Подходящих к случаю слов тоже не нашлось, пришлось просто вопросительно мычать, поглубже сползая под прикрытие одеяла. Меньше всего Мартин хотел, чтобы доктор сейчас видел его лицо.
— Я все же надеялся, что твои отношения с мистером Дворжаком принесут пользу, — сообщил Сорьонен почти невозмутимо, не запнувшись ни об опасное «отношения», не выразив несогласия с кандидатурой.
Вот только теперь такое поведение, единственно правильное, если имеешь дело с Франсом Мартином, почему-то задевало. А может быть, доктор и не был так уж невозмутим.
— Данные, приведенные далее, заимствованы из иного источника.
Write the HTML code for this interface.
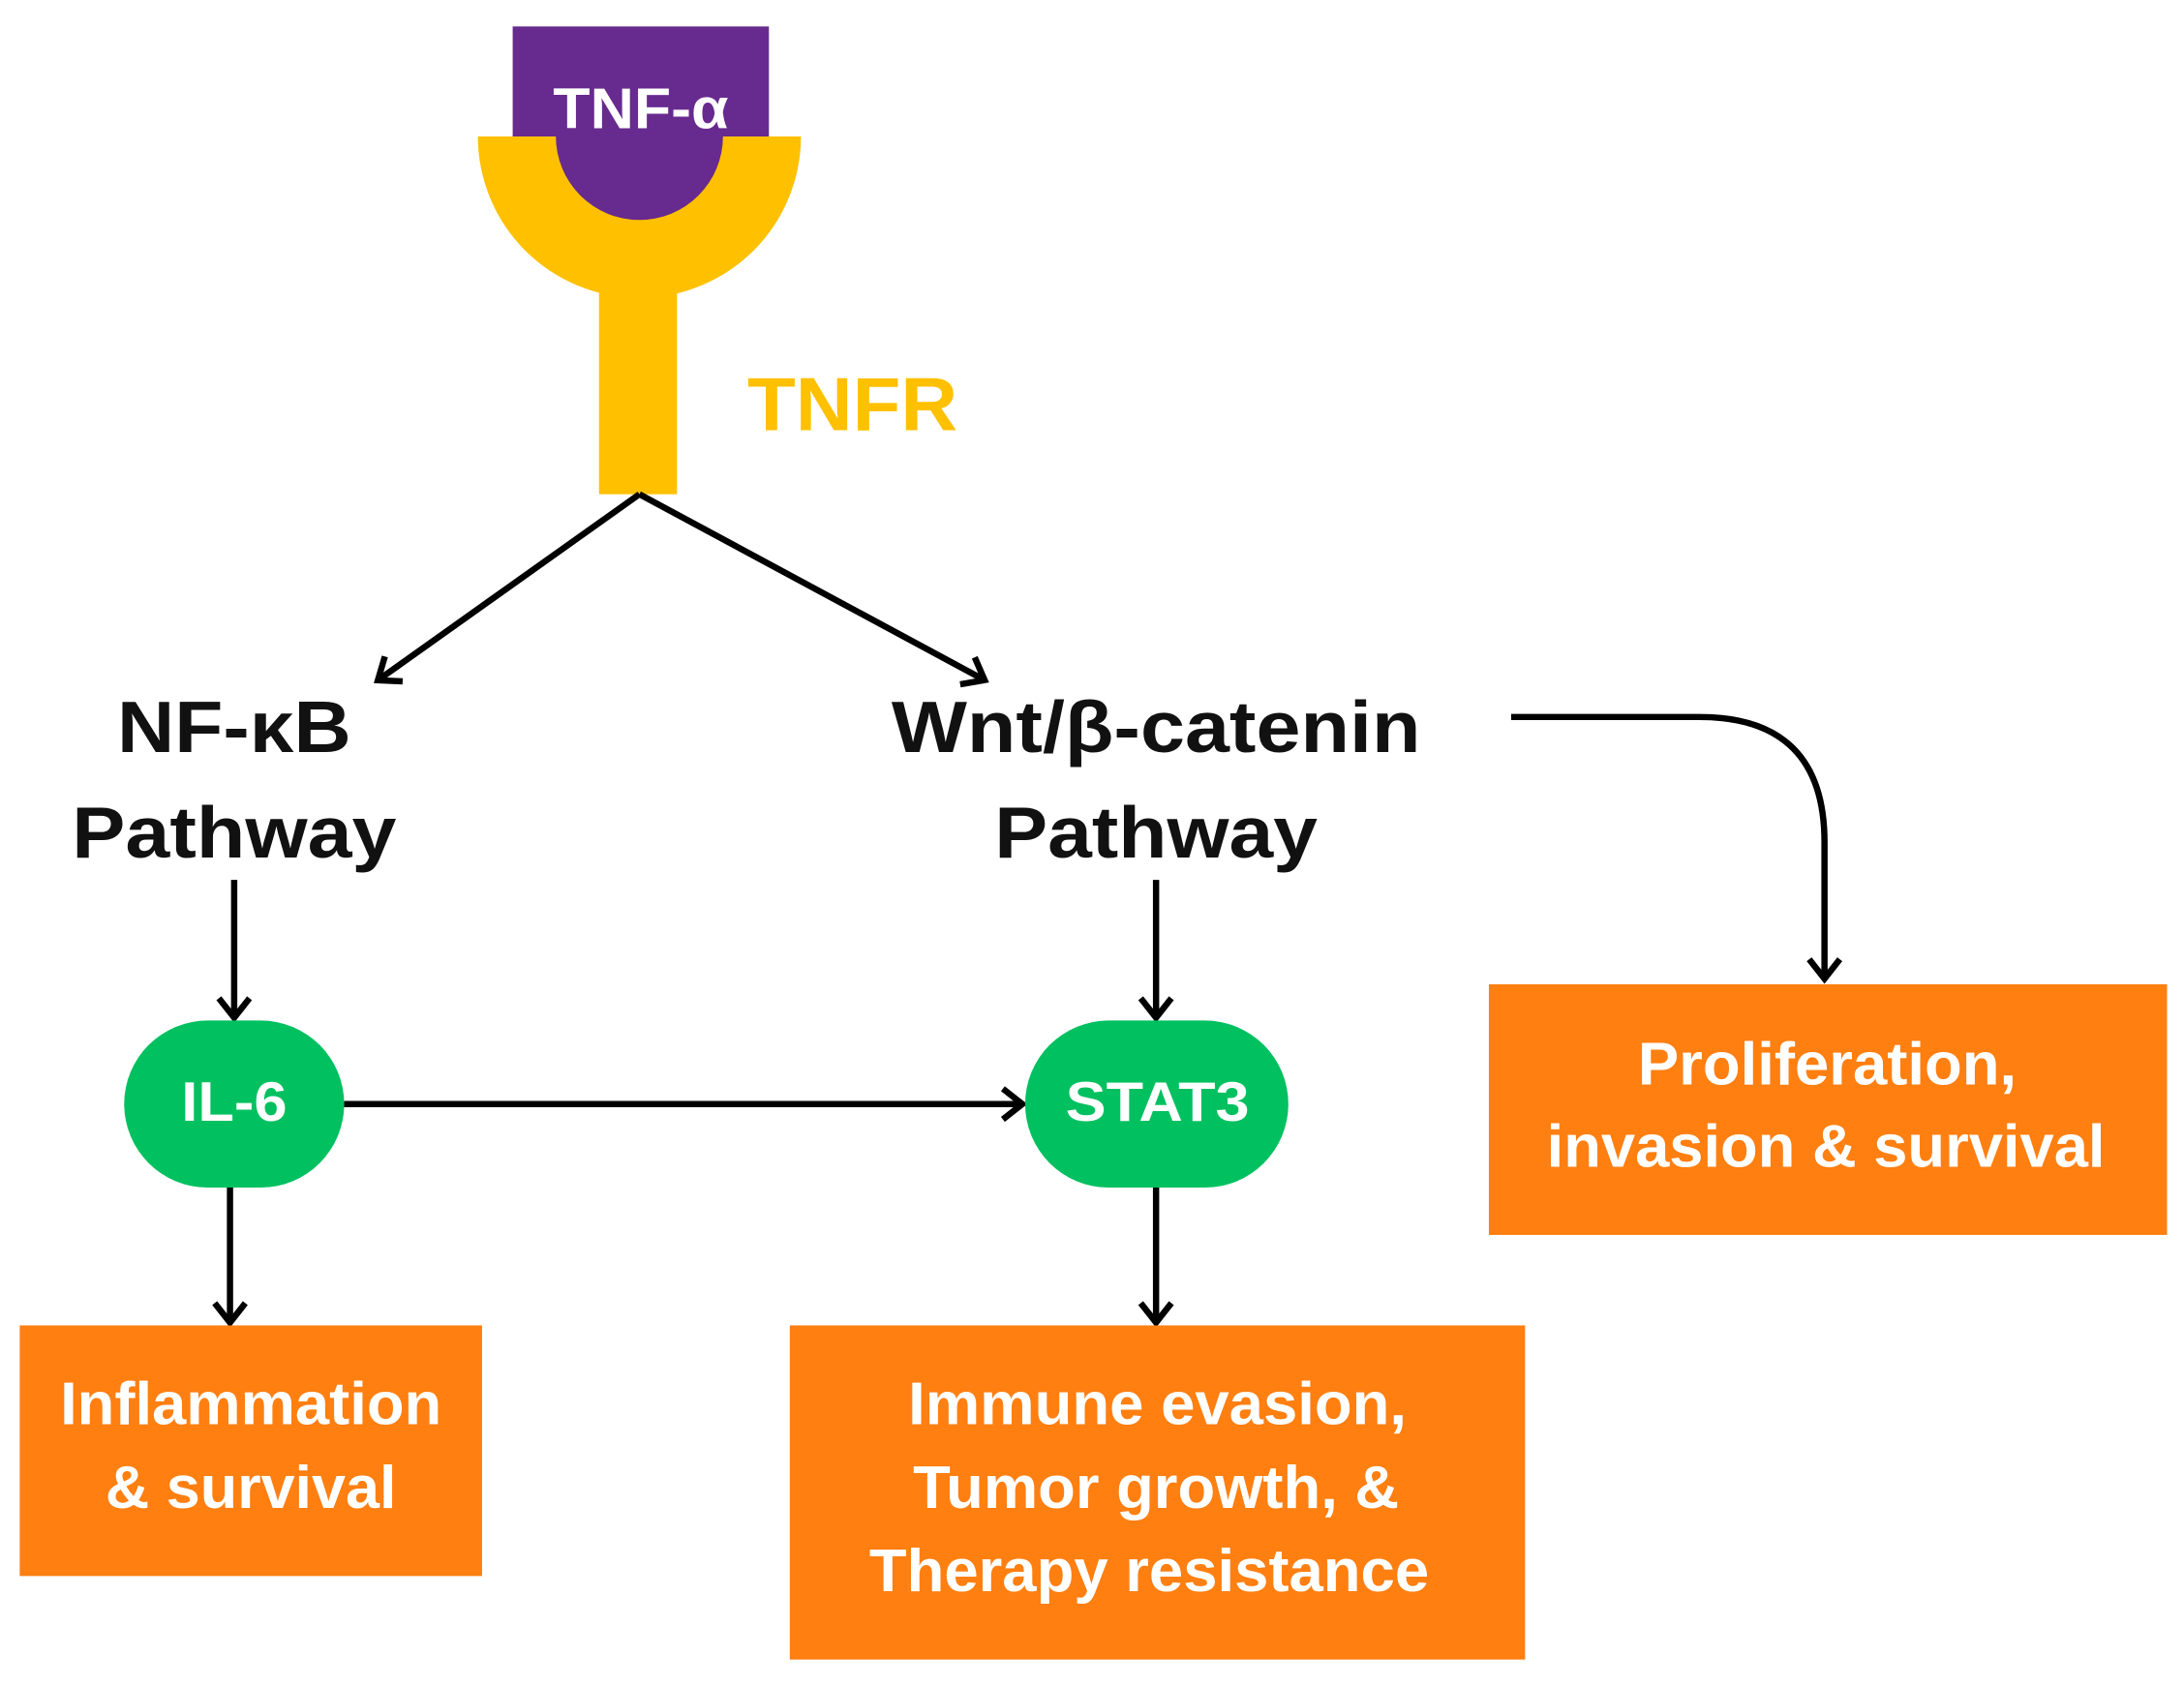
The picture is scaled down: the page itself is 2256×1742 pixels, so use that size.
<!DOCTYPE html>
<html><head><meta charset="utf-8"><style>html,body{margin:0;padding:0;background:#fff}svg{display:block}</style></head>
<body>
<svg width="2256" height="1742" viewBox="0 0 1568 1211" xmlns="http://www.w3.org/2000/svg" font-family="Liberation Sans, sans-serif" font-weight="bold">
<defs>
<marker id="m" markerWidth="30" markerHeight="30" refX="25" refY="15" orient="auto" markerUnits="userSpaceOnUse"><path d="M12,4 L26,15 L12,26" fill="none" stroke="#000" stroke-width="4.5"/></marker></defs>
<rect x="368" y="19" width="184" height="82" fill="#672A8E"/>
<path d="M343,98 A116,116 0 0 0 575,98 Z" fill="#FFC000"/>
<rect x="430" y="190" width="56" height="165" fill="#FFC000"/>
<path d="M399,98 A60,60 0 0 0 519,98 Z" fill="#672A8E"/>
<g text-anchor="middle" lengthAdjust="spacingAndGlyphs">
<text x="460" y="92" font-size="41" fill="#fff" textLength="126" lengthAdjust="spacingAndGlyphs">TNF-α</text>
<text x="612" y="309" font-size="54" fill="#FFC000" textLength="151" lengthAdjust="spacingAndGlyphs">TNFR</text>
</g>
<g stroke="#000" stroke-width="4.5" fill="none" marker-end="url(#m)">
<line x1="459" y1="355" x2="272" y2="488"/>
<line x1="459" y1="355" x2="706" y2="488"/>
<path d="M1085,515 L1220,515 Q1310,515 1310,605 L1310,702"/>
<line x1="168" y1="632" x2="168" y2="730"/>
<line x1="830" y1="632" x2="830" y2="730"/>
<line x1="247" y1="793" x2="733" y2="793"/>
<line x1="165" y1="853" x2="165" y2="949"/>
<line x1="830" y1="853" x2="830" y2="949"/>
</g>
<g font-size="52" fill="#111" text-anchor="middle">
<text x="168" y="540" textLength="168" lengthAdjust="spacingAndGlyphs">NF-κB</text>
<text x="168" y="616" textLength="233" lengthAdjust="spacingAndGlyphs">Pathway</text>
<text x="830" y="540" textLength="380" lengthAdjust="spacingAndGlyphs">Wnt/β-catenin</text>
<text x="830" y="616" textLength="232" lengthAdjust="spacingAndGlyphs">Pathway</text>
</g>
<rect x="89" y="733" width="158" height="120" rx="60" fill="#00C060"/>
<rect x="736" y="733" width="189" height="120" rx="60" fill="#00C060"/>
<g font-size="40" fill="#fff" text-anchor="middle">
<text x="168" y="805" textLength="76" lengthAdjust="spacingAndGlyphs">IL-6</text>
<text x="831" y="805" textLength="132" lengthAdjust="spacingAndGlyphs">STAT3</text>
</g>
<g fill="#FF7F11">
<rect x="14" y="952" width="332" height="180"/>
<rect x="567" y="952" width="528" height="240"/>
<rect x="1069" y="707" width="487" height="180"/>
</g>
<g font-size="43" fill="#fff" text-anchor="middle">
<text x="180" y="1023" textLength="274" lengthAdjust="spacingAndGlyphs">Inflammation</text>
<text x="180" y="1083" textLength="209" lengthAdjust="spacingAndGlyphs">&amp; survival</text>
<text x="831" y="1023" textLength="358" lengthAdjust="spacingAndGlyphs">Immune evasion,</text>
<text x="830" y="1083" textLength="349" lengthAdjust="spacingAndGlyphs">Tumor growth, &amp;</text>
<text x="825" y="1143" textLength="402" lengthAdjust="spacingAndGlyphs">Therapy resistance</text>
<text x="1312" y="779" textLength="272" lengthAdjust="spacingAndGlyphs">Proliferation,</text>
<text x="1311" y="838" textLength="401" lengthAdjust="spacingAndGlyphs">invasion &amp; survival</text>
</g>
</svg>
</body></html>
По голосу что-то определить было невозможно, а счастья лицезреть синеватое от страшного недосыпания лицо Кари Мартин уже сам себя лишил, пряча собственное.
— Пользу? — переспросил Мартин.
В голову пришло, с каким странным выражением смотрел Сорьонен на его синяки, в происхождении которых не усомнилась бы и монашенка. Пользу, значит. Может и принесли, теперь бы разобраться, чем она отличается от вреда.
Доктор хмыкнул. Мартин думал, что так паскудно хмыкать Сорьонен не умеет, потому что подобное выражение радости требовало наличия чувства юмора. Откуда оно могло взяться у доктора?
— Пользу, Франс, пользу. Но кое в чем ошибся, признаю.
— Ты уж извини, — Мартин, наконец, высунул голову из укрытия, решив, что отстаивать поруганную правоту лучше в открытую. В комнате наступило утро, и в окошко-бойницу протиснулся сероватый, и не скажешь что солнечный свет. — По-моему, это вообще какое-то неэффективное лечение.
— Надо же, — доктор улыбнулся. — Все вы одинаковые.
Мартин так удивился неуместности этого замечания, что позабыл уже придуманное доказательство своей точки зрения и уставился на доктора с искренним недоумением:
— Все?
— Пациенты, Франс. Тут ты, прости, нисколько не уникален. Пока верят в лечение — любят, а стоит ошибиться, или болезнь затянется — сразу же ненависть. Впрочем, твою мне видеть даже приятно.